Em 1789, em 14 de julho, o povo, a multidão, saturada de sofrimento, atacou e
ocupou a bastilha. A batalha, com gritos de "viva Voltaire". Em 1791
foi permitido que as cinzas de Voltaire fossem colocadas no Panteon. Ele havia
sido enterrado a 110
milhas de Paris. Sepultado às escondidas, agora ele era
exumado por uma nação. Uma procissão de cem milhas; todas as vilas exibindo
flâmulas e archotes; todo o povo ansioso para honrar o filosófo da França – o
salvador de Calas – o destruidor da superstição.
Chegando a Paris, a multidão chegou à rua St. Antoine. Ali ela parou, e durante
uma noite repousou o corpo de Voltaire nas ruínas da bastilha – repouso em
triunfo e glória. Descansou sobre os muros caídos e os arcos derrubados, em
restos de pedra úmidos de lágrimas, sobre correntes enferrujadas, ferrolhos
inúteis – sobre os calabouços escuros onde a vida era apagada das vidas dos
homens, e a esperança morria em corações partidos.
O conquistador descansando sobre os conquistados – entronizado sobre a
bastilha, a fortaleza decaída da noite, o corpo de Voltaire, de cuja mente
havia nascido a manhã.
Por uns instantes, suas cinzas devem ter sentido o fogo Prometeu, e o velho
sorriso deve ter iluminado novamente a face da morte.
A multidão se curvou em reverência, tocados pelo amor de respeito, ouviu estas
palavras proferidas por um padre: "Deus deverá ser vingado".
O grito do padre era uma profecia.
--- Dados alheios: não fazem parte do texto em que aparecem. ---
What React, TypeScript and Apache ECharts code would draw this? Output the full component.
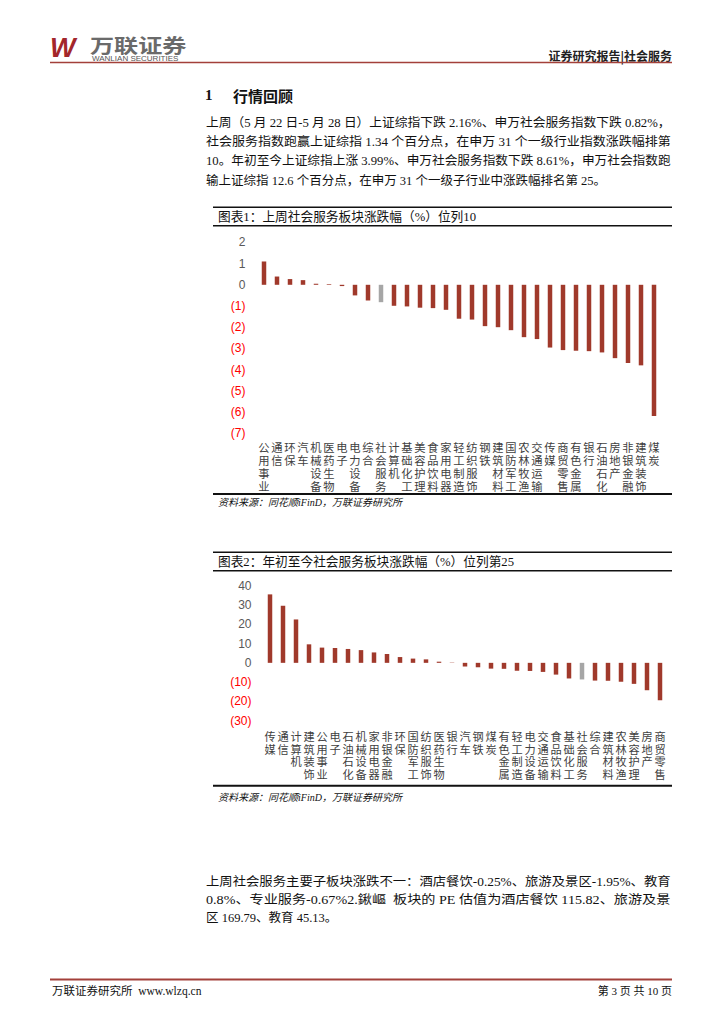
import React, { useEffect, useRef } from "react";
import * as echarts from "echarts";

const weekCategories = ["公用事业","通信","环保","汽车","机械设备","医药生物","电子","电力设备","综合","社会服务","计算机","基础化工","美容护理","食品饮料","家用电器","轻工制造","纺织服饰","钢铁","建筑材料","国防军工","农林牧渔","交通运输","传媒","商贸零售","有色金属","银行","石油石化","房地产","非银金融","建筑装饰","煤炭"];
const weekValues = [1.1,0.39,0.27,0.22,0.05,0.03,-0.06,-0.5,-0.74,-0.82,-0.99,-1.02,-1.08,-1.1,-1.18,-1.6,-1.64,-1.95,-2.0,-2.14,-2.47,-2.56,-2.96,-3.08,-3.11,-3.13,-3.19,-3.46,-3.69,-3.8,-6.19];

const ytdCategories = ["传媒","通信","计算机","建筑装饰","公用事业","电子","石油石化","机械设备","家用电器","非银金融","环保","国防军工","纺织服饰","医药生物","银行","汽车","钢铁","煤炭","有色金属","轻工制造","电力设备","交通运输","食品饮料","基础化工","社会服务","综合","建筑材料","农林牧渔","美容护理","房地产","商贸零售"];
const ytdValues = [35.5,29.6,22.5,9.6,7.9,7.7,7.2,6.6,5.4,4.6,3.0,2.2,1.8,0.6,0.15,-1.9,-2.3,-3.0,-3.1,-4.1,-4.2,-4.7,-6.1,-8.1,-8.61,-9.2,-9.3,-9.8,-10.9,-14.2,-19.4];

const highlight = "社会服务";

const introLines = [
  "上周（5 月 22 日-5 月 28 日）上证综指下跌 2.16%、申万社会服务指数下跌 0.82%，",
  "社会服务指数跑赢上证综指 1.34 个百分点，在申万 31 个一级行业指数涨跌幅排第",
  "10。年初至今上证综指上涨 3.99%、申万社会服务指数下跌 8.61%，申万社会指数跑",
  "输上证综指 12.6 个百分点，在申万 31 个一级子行业中涨跌幅排名第 25。",
];
const outroLines = [
  "上周社会服务主要子板块涨跌不一：酒店餐饮-0.25%、旅游及景区-1.95%、教育",
  "0.8%、专业服务-0.67%2.鍬嶇  板块的 PE 估值为酒店餐饮 115.82、旅游及景",
  "区 169.79、教育 45.13。",
];

const RED = "#A0392B";
const GRAY = "#A6A6A6";
const CJK = "'Noto Sans CJK SC'";
const SERIF = "'Liberation Serif','Noto Sans CJK SC'";
const SANS = "'Liberation Sans','Noto Sans CJK SC'";

let measureCtx: CanvasRenderingContext2D | null = null;
function textWidth(text: string, size: number, family: string) {
  if (!measureCtx) measureCtx = document.createElement("canvas").getContext("2d");
  if (!measureCtx) return 0;
  measureCtx.font = `${size}px ${family}`;
  return measureCtx.measureText(text).width;
}

function barData(cats: string[], vals: number[]) {
  return vals.map((v, i) => ({
    value: v,
    itemStyle: { color: cats[i] === highlight ? GRAY : RED },
  }));
}

function yAxis(gridIndex: number, min: number, max: number, interval: number) {
  return {
    type: "value",
    gridIndex,
    min,
    max,
    interval,
    axisLine: { show: false },
    axisTick: { show: false },
    splitLine: { show: false },
    axisLabel: {
      margin: 12,
      formatter: (v: number) => (v < 0 ? `{neg|(${-v})}` : `{pos|${v}}`),
      rich: {
        neg: { color: "#FF0000", fontSize: 12, fontFamily: SANS },
        pos: { color: "#595959", fontSize: 12, fontFamily: SANS },
      },
    },
  };
}

function xAxis(gridIndex: number, cats: string[], margin: number, lh: number, size: number) {
  return {
    type: "category",
    gridIndex,
    data: cats,
    axisLine: { show: false },
    axisTick: { show: false },
    axisLabel: {
      interval: 0,
      margin,
      color: "#404040",
      fontSize: size,
      lineHeight: lh,
      fontFamily: CJK,
      formatter: (v: string) => v.split("").join("\n"),
    },
  };
}

function txt(text: string, x: number, y: number, size: number, extra: any = {}) {
  return {
    type: "text",
    x,
    y,
    scaleX: extra.scaleX || 1,
    style: {
      text,
      fontSize: size,
      fontFamily: extra.fontFamily || SERIF,
      fill: extra.fill || "#111",
      fontWeight: extra.fontWeight || "normal",
      fontStyle: extra.fontStyle || "normal",
      textAlign: extra.align || "left",
      textVerticalAlign: "middle",
    },
  };
}

function para(lines: string[], x: number, y0: number, dy: number, size: number, right: number) {
  return lines.map((l, i) => {
    const last = i === lines.length - 1;
    let sx = 1;
    if (!last) {
      const w = textWidth(l, size, SERIF);
      if (w > 0) sx = (right - x) / w;
    }
    return txt(l, x, y0 + i * dy, size, { scaleX: sx });
  });
}

function hline(x1: number, x2: number, y: number, w: number, color = "#111") {
  return {
    type: "line",
    shape: { x1, y1: y, x2, y2: y },
    style: { stroke: color, lineWidth: w },
  };
}

export default function App() {
  const ref = useRef<HTMLDivElement>(null);
  useEffect(() => {
    document.body.style.margin = "0";
    const chart = echarts.init(ref.current!, null, { renderer: "svg" });
    const graphics: any[] = [
      // header
      { type: "text", x: 50, y: 48, style: { text: "W", fontSize: 27, fontFamily: "'Liberation Sans'", fontWeight: 900, fontStyle: "italic", fill: "#A3262B", textVerticalAlign: "middle" } },
      txt("万联证券", 90, 44.5, 19, { fontFamily: CJK, fill: "#6a6a6a", fontWeight: "bold", scaleX: 1.27 }),
      txt("WANLIAN SECURITIES", 92, 58, 8, { fontFamily: SANS, fill: "#555" }),
      txt("证券研究报告|社会服务", 672, 55, 12, { fontFamily: CJK, align: "right", fontWeight: "bold", fill: "#222" }),
      hline(50, 672, 62.5, 1.5, "#A3403A"),
      // section heading
      txt("1", 205, 95, 15, { fontWeight: "bold" }),
      txt("行情回顾", 233, 95, 15, { fontFamily: CJK, fontWeight: "bold" }),
      ...para(introLines, 206, 123, 19.2, 12.5, 671),
      // chart 1 frame
      hline(213, 672, 207.3, 1.5),
      txt("图表1：上周社会服务板块涨跌幅（%）位列10", 218, 216.5, 12.7),
      hline(213, 672, 225.7, 1.5),
      hline(213, 672, 494, 2),
      txt("资料来源：同花顺iFinD，万联证券研究所", 218, 502.5, 10, { fontStyle: "italic" }),
      // chart 2 frame
      hline(213, 672, 552.3, 1.5),
      txt("图表2：年初至今社会服务板块涨跌幅（%）位列第25", 218, 561.5, 12.7),
      hline(213, 672, 570.7, 1.5),
      hline(213, 672, 785.7, 2),
      txt("资料来源：同花顺iFinD，万联证券研究所", 218, 797, 10, { fontStyle: "italic" }),
      // closing paragraph
      ...para(outroLines, 206, 882, 18.2, 12.5, 671),
      // footer
      hline(50, 672, 979.5, 2, "#A3403A"),
      txt("万联证券研究所  www.wlzq.cn", 52, 990.5, 11.5),
      txt("第 3 页 共 10 页", 672, 990.5, 11, { align: "right" }),
    ];
    chart.setOption({
      animation: false,
      backgroundColor: "#fff",
      grid: [
        { left: 257.5, top: 242.4, width: 403, height: 190.8 },
        { left: 263.5, top: 585.7, width: 403, height: 135 },
      ],
      xAxis: [xAxis(0, weekCategories, 7, 13, 11.3), xAxis(1, ytdCategories, 9, 12.6, 11.2)],
      yAxis: [yAxis(0, -7, 2, 1), yAxis(1, -30, 40, 10)],
      series: [
        { type: "bar", xAxisIndex: 0, yAxisIndex: 0, barWidth: 4.5, data: barData(weekCategories, weekValues) },
        { type: "bar", xAxisIndex: 1, yAxisIndex: 1, barWidth: 4.5, data: barData(ytdCategories, ytdValues) },
      ],
      graphic: graphics,
    });
    return () => chart.dispose();
  }, []);
  return <div ref={ref} style={{ width: 724, height: 1024, position: "absolute", left: 0, top: 0 }} />;
}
Padres espreitando nas sombras com faces tão
sinistras como a noite. Rosnando em nome do evangelho, profanando o túmulo.
Eles levaram embora as cinzas de Voltaire.
A tumba agora está vazia.
O mundo está preenchido com sua fama que o homem conquistou.
Havia no século dezoito algum homem usando batina que se igualasse a Voltaire?
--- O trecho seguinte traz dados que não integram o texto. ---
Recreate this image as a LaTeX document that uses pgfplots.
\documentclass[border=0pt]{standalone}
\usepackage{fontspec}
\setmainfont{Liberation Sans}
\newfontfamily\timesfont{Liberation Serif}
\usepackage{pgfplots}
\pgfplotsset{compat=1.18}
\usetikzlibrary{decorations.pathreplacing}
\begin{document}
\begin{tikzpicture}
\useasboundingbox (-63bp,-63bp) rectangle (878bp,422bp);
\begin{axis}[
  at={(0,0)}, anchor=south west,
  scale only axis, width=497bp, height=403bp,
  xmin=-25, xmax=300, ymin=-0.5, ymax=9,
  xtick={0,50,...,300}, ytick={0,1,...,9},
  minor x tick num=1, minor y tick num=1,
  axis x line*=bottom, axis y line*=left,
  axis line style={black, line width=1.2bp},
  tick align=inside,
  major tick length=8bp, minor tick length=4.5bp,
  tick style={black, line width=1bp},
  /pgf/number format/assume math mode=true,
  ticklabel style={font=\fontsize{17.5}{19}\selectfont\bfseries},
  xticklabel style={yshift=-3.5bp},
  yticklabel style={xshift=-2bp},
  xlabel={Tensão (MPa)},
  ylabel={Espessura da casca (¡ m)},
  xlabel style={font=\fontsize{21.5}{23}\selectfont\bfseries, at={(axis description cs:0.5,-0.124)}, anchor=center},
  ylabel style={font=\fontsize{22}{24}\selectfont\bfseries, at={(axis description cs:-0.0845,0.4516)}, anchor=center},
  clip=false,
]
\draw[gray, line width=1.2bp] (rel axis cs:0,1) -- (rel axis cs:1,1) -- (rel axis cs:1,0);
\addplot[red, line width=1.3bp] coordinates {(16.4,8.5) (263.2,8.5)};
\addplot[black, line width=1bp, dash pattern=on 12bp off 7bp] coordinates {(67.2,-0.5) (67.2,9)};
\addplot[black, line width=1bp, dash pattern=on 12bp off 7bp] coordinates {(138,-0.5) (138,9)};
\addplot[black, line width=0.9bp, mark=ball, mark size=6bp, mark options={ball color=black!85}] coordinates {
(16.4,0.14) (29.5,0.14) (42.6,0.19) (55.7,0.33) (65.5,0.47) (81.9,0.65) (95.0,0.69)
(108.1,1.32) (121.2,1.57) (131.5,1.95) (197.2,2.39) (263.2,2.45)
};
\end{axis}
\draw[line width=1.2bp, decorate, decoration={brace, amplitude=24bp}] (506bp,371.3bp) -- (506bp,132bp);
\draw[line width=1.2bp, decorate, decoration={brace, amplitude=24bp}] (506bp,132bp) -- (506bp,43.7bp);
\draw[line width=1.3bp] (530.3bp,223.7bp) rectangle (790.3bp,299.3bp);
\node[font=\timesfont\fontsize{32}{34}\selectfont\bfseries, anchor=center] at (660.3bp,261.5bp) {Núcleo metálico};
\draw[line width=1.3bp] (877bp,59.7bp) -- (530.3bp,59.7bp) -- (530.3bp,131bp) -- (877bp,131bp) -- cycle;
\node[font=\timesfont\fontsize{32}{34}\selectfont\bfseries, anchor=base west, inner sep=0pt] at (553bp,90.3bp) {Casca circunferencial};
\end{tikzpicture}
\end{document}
Que cardeal, que bispo, que padre na França levantou sua voz para defender os
direitos do homem? Que clérigo, que nobre, ficou do lado do oprimido, do servo?
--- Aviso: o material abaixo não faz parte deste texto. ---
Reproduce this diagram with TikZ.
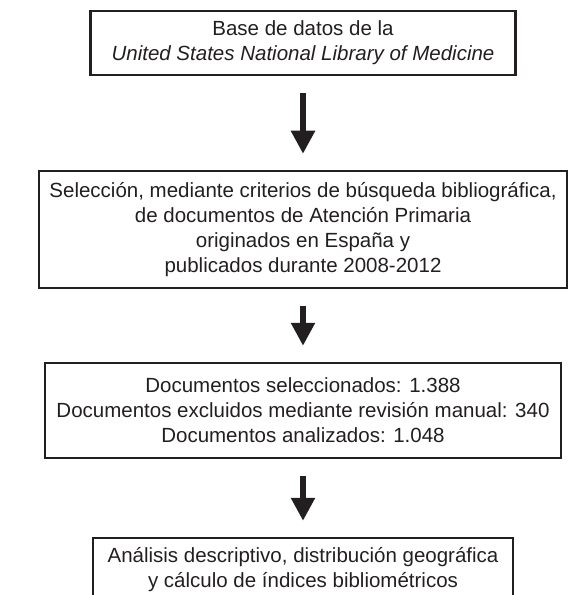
\documentclass[tikz,border=0pt]{standalone}
\usepackage{fontspec}
\setmainfont{Liberation Sans}
\usetikzlibrary{arrows.meta}
\definecolor{tinta}{HTML}{231F20}

\begin{document}
\begin{tikzpicture}[x=1bp, y=-1bp,
    caja/.style={draw=tinta, line width=2.5bp, inner sep=0pt, align=center,
      text=tinta, font=\fontsize{20.5bp}{25bp}\selectfont},
    flecha/.style={draw=tinta, line width=5.5bp,
      -{Triangle[width=23bp,length=23bp]}, shorten <=17bp, shorten >=16bp}]
        \clip (0,0) rectangle (585,595);

        \node[caja, minimum width=425bp, minimum height=64bp] (base) at (303,43)
          {Base de datos de la\\\textit{United States National Library of Medicine}};

        \node[caja, minimum width=528bp, minimum height=117bp] (seleccion) at (303,229.5)
          {Selección, mediante criterios de búsqueda bibliográfica,\\de documentos de Atención Primaria\\originados en España y\\publicados durante 2008-2012};

        \node[caja, minimum width=516bp, minimum height=95bp] (documentos) at (303,410.5)
          {Documentos seleccionados: 1.388\\Documentos excluidos mediante revisión manual: 340\\Documentos analizados: 1.048};

        \node[caja, minimum width=420bp, minimum height=64bp] (analisis) at (303,570)
          {Análisis descriptivo, distribución geográfica\\y cálculo de índices bibliométricos};

        \draw[flecha] (base.south) -- (seleccion.north);
        \draw[flecha] (seleccion.south) -- (documentos.north);
        \draw[flecha] (documentos.south) -- (analisis.north);

\end{tikzpicture}
\end{document}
Quem denunciou o odioso código penal – a tortura de pessoas suspeitas? Que
padre implorou pela liberdade dos inocentes? Que bispo teve pena das vítimas da
prancha? Haverá na França hoje o túmulo de um bispo sobre o qual um amante da
liberdade deixaria cair uma flor ou uma lágrima? Haverá um túmulo de santo do
qual poderá emergir um raio de luz?
Se houver uma outra vida – um julgamento final – nenhum Deus ousará torturar
quem lutou para acabar com a tortura neste mundo. Se Deus for o mantenedor da
penitenciária eterna, ele não ousará aprisionar aqueles que ousaram quebrar as
correntes da escravidão nesta vida. Ele não ousará fazer uma eterna condenação
de Voltaire.
Voltaire foi um mestre perfeito da língua francesa, conhecendo todos os seus
humores, tempos e declinações, e sua sensibilidade – jogando com ela tão
alegremente quanto Paganini com seu violino, conhecendo todas as expressões de
humor, discorrendo sobre os assuntos mais sérios com o humor de um Arlequim,
fazendo gracejos da ameaçadora face da morte, gracioso como uma plantação de
salgueiros, lidando com o duplo sentido que cobria o áspide com flores e
ironia.
Era um
mestre da sátira e cumprimento, constantemente misturando ambos numa mesma
linha, sempre defendendo seus interesses, e freqüentemente os interesses dos
outros, lidando com questões, pensamentos, e vários assuntos como um jogador
lida com uma bola, mantendo-a no ar com a maior facilidade, usando palavras
velhas com novos significados; charmoso, grotesco, patético, misturando risos
com lágrimas, ironia e sabedoria, e às vezes crueldade, lógica e risadas. Com o
instinto de uma mulher, conhecendo os nervos mais sensíveis – exatamente onde
tocar – odiando a arrogância e a estupidez da solenidade, tirando a máscara de
padres e reis, conhecendo as primaveras da ação e os fins da ambição – perfeitamente
familiar com este grande mundo – os íntimos dos reis e seus favoritos –
simpatizante dos oprimidos e dos encarcerados, com os pobres e desafortunados,
odiando a tirania, desprezando a superstição, e amando a liberdade com todo o
coração. Assim foram os trabalho de Voltaire, desde "Oedipus" aos
dezessete anos, até "Irene" aos oitenta e três. Estando entre as duas
tragédias a realização de mil peças.
Do seu trono, no pé dos Alpes, ele apontava seu dedo para todos os hipócritas
da Europa. Por meio século, sobrevivendo à prancha, à estaca, à masmorra, à
catedral, ao altar e à coroa, ele carregou com mãos sagradas a tocha da razão,
cuja luz, no final, iluminará o mundo.